To do:
Return each line of the data below verbatim; pictures are to be left out.

○ ○ ○

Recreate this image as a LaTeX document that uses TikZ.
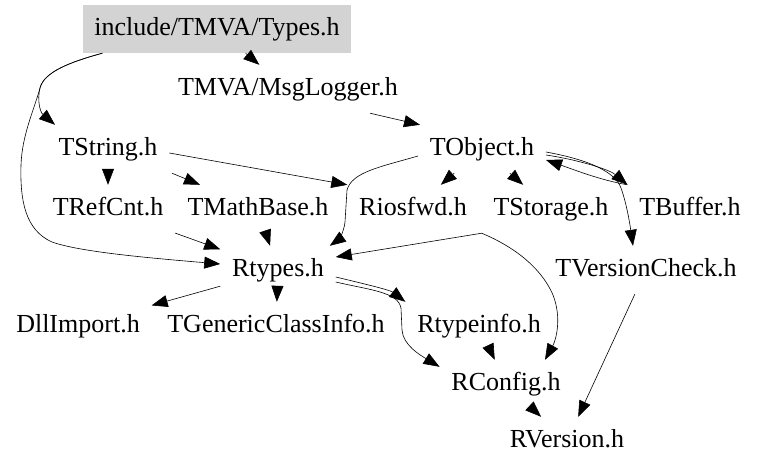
\documentclass[tikz,border=0pt]{standalone}
\usepackage{fontspec}
\setmainfont{Liberation Serif}
\usetikzlibrary{arrows.meta}
\definecolor{boxgray}{RGB}{211,211,211}
\tikzset{
  n/.style={inner xsep=11.7pt, inner ysep=12.3pt, text height=17.8pt, text depth=5.6pt, font=\fontsize{26}{30}\selectfont},
  e/.style={-{Triangle[length=16pt,width=12pt]}, line width=0.6pt}
}
\begin{document}
\begin{tikzpicture}[x=1pt,y=-1pt]
\useasboundingbox (0,0) rectangle (757,469);
\node[n,fill=boxgray] (types) at (217,29) {include/TMVA/Types.h};
\node[n] (msg) at (288,89) {TMVA/MsgLogger.h};
\node[n] (tstring) at (108,149) {TString.h};
\node[n] (tobject) at (482,149) {TObject.h};
\node[n] (trefcnt) at (108,209) {TRefCnt.h};
\node[n] (tmath) at (258,209) {TMathBase.h};
\node[n] (riosfwd) at (413,209) {Riosfwd.h};
\node[n] (tstorage) at (551,209) {TStorage.h};
\node[n] (tbuffer) at (690,209) {TBuffer.h};
\node[n] (rtypes) at (278,270) {Rtypes.h};
\node[n] (tvc) at (646,270) {TVersionCheck.h};
\node[n] (dll) at (78,326) {DllImport.h};
\node[n] (tgci) at (276,326) {TGenericClassInfo.h};
\node[n] (rtypeinfo) at (479,326) {Rtypeinfo.h};
\node[n] (rconfig) at (506,384) {RConfig.h};
\node[n] (rversion) at (567,441) {RVersion.h};

\draw[e] (types) -- (msg);
\draw[e] ([xshift=20pt]types.south west) .. controls (70,62) and (44,72) .. (40,88) .. controls (37,100) and (40,112) .. ([xshift=-53pt]tstring.north);
\draw[e] ([xshift=20pt]types.south west) .. controls (70,62) and (44,72) .. (40,88) .. controls (34,110) and (22,135) .. (21,165) .. controls (20,200) and (25,230) .. (52,242) .. controls (80,252) and (150,258) .. ([yshift=6pt]rtypes.west);
\draw[e] ([xshift=82pt]msg.south) -- ([xshift=-62pt]tobject.north);
\draw[e] (tstring) -- (trefcnt);
\draw[e] ([xshift=64pt]tstring.south) -- ([xshift=-58pt]tmath.north);
\draw[e] ([yshift=-4pt]tstring.east) -- (riosfwd.north west);
\draw[e] (tobject) -- (riosfwd);
\draw[e] (tobject) -- (tstorage);
\draw[e] ([yshift=-7pt]tobject.west) .. controls (380,167) and (352,172) .. (347,190) -- (345,222) .. controls (344,232) and (338,240) .. ([xshift=-6pt]rtypes.north east);
\draw[e] ([yshift=-6pt]tobject.east) .. controls (580,160) and (610,170) .. (tbuffer.north west);
\draw[e] (tbuffer.north west) .. controls (600,180) and (575,170) .. ([yshift=-11pt]tobject.east);
\draw[e] ([yshift=-3pt]tobject.east) .. controls (590,160) and (615,172) .. (621,188) .. controls (627,205) and (630,225) .. ([xshift=-13pt]tvc.north);
\draw[e] (tstorage.south west) -- ([yshift=13pt]rtypes.east);
\draw[e] (tstorage.south west) .. controls (510,245) and (540,265) .. (553,295) .. controls (562,318) and (556,340) .. ([xshift=39pt]rconfig.north);
\draw[e] (trefcnt) -- (rtypes);
\draw[e] (tmath) -- (rtypes);
\draw[e] (rtypes) -- (dll);
\draw[e] (rtypes) -- (tgci);
\draw[e] ([yshift=-7pt]rtypes.east) .. controls (365,284) and (390,290) .. (rtypeinfo.north west);
\draw[e] ([yshift=-12pt]rtypes.east) .. controls (370,290) and (398,292) .. (401,308) -- (402,330) .. controls (403,345) and (420,355) .. ([yshift=-7pt]rconfig.north west);
\draw[e] (rtypeinfo) -- (rconfig);
\draw[e] (rconfig) -- (rversion);
\draw[e] (tvc) -- (rversion);
\end{tikzpicture}
\end{document}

○ ○ ○

The response:
Recreate this image as a LaTeX document that uses TikZ.
\documentclass[tikz,border=0pt]{standalone}
\usepackage{fontspec}
\setmainfont{Liberation Serif}
\usetikzlibrary{arrows.meta}
\definecolor{boxgray}{RGB}{211,211,211}
\tikzset{
  n/.style={inner xsep=11.7pt, inner ysep=12.3pt, text height=17.8pt, text depth=5.6pt, font=\fontsize{26}{30}\selectfont},
  e/.style={-{Triangle[length=16pt,width=12pt]}, line width=0.6pt}
}
\begin{document}
\begin{tikzpicture}[x=1pt,y=-1pt]
\useasboundingbox (0,0) rectangle (757,469);
\node[n,fill=boxgray] (types) at (217,29) {include/TMVA/Types.h};
\node[n] (msg) at (288,89) {TMVA/MsgLogger.h};
\node[n] (tstring) at (108,149) {TString.h};
\node[n] (tobject) at (482,149) {TObject.h};
\node[n] (trefcnt) at (108,209) {TRefCnt.h};
\node[n] (tmath) at (258,209) {TMathBase.h};
\node[n] (riosfwd) at (413,209) {Riosfwd.h};
\node[n] (tstorage) at (551,209) {TStorage.h};
\node[n] (tbuffer) at (690,209) {TBuffer.h};
\node[n] (rtypes) at (278,270) {Rtypes.h};
\node[n] (tvc) at (646,270) {TVersionCheck.h};
\node[n] (dll) at (78,326) {DllImport.h};
\node[n] (tgci) at (276,326) {TGenericClassInfo.h};
\node[n] (rtypeinfo) at (479,326) {Rtypeinfo.h};
\node[n] (rconfig) at (506,384) {RConfig.h};
\node[n] (rversion) at (567,441) {RVersion.h};

\draw[e] (types) -- (msg);
\draw[e] ([xshift=20pt]types.south west) .. controls (70,62) and (44,72) .. (40,88) .. controls (37,100) and (40,112) .. ([xshift=-53pt]tstring.north);
\draw[e] ([xshift=20pt]types.south west) .. controls (70,62) and (44,72) .. (40,88) .. controls (34,110) and (22,135) .. (21,165) .. controls (20,200) and (25,230) .. (52,242) .. controls (80,252) and (150,258) .. ([yshift=6pt]rtypes.west);
\draw[e] ([xshift=82pt]msg.south) -- ([xshift=-62pt]tobject.north);
\draw[e] (tstring) -- (trefcnt);
\draw[e] ([xshift=64pt]tstring.south) -- ([xshift=-58pt]tmath.north);
\draw[e] ([yshift=-4pt]tstring.east) -- (riosfwd.north west);
\draw[e] (tobject) -- (riosfwd);
\draw[e] (tobject) -- (tstorage);
\draw[e] ([yshift=-7pt]tobject.west) .. controls (380,167) and (352,172) .. (347,190) -- (345,222) .. controls (344,232) and (338,240) .. ([xshift=-6pt]rtypes.north east);
\draw[e] ([yshift=-6pt]tobject.east) .. controls (580,160) and (610,170) .. (tbuffer.north west);
\draw[e] (tbuffer.north west) .. controls (600,180) and (575,170) .. ([yshift=-11pt]tobject.east);
\draw[e] ([yshift=-3pt]tobject.east) .. controls (590,160) and (615,172) .. (621,188) .. controls (627,205) and (630,225) .. ([xshift=-13pt]tvc.north);
\draw[e] (tstorage.south west) -- ([yshift=13pt]rtypes.east);
\draw[e] (tstorage.south west) .. controls (510,245) and (540,265) .. (553,295) .. controls (562,318) and (556,340) .. ([xshift=39pt]rconfig.north);
\draw[e] (trefcnt) -- (rtypes);
\draw[e] (tmath) -- (rtypes);
\draw[e] (rtypes) -- (dll);
\draw[e] (rtypes) -- (tgci);
\draw[e] ([yshift=-7pt]rtypes.east) .. controls (365,284) and (390,290) .. (rtypeinfo.north west);
\draw[e] ([yshift=-12pt]rtypes.east) .. controls (370,290) and (398,292) .. (401,308) -- (402,330) .. controls (403,345) and (420,355) .. ([yshift=-7pt]rconfig.north west);
\draw[e] (rtypeinfo) -- (rconfig);
\draw[e] (rconfig) -- (rversion);
\draw[e] (tvc) -- (rversion);
\end{tikzpicture}
\end{document}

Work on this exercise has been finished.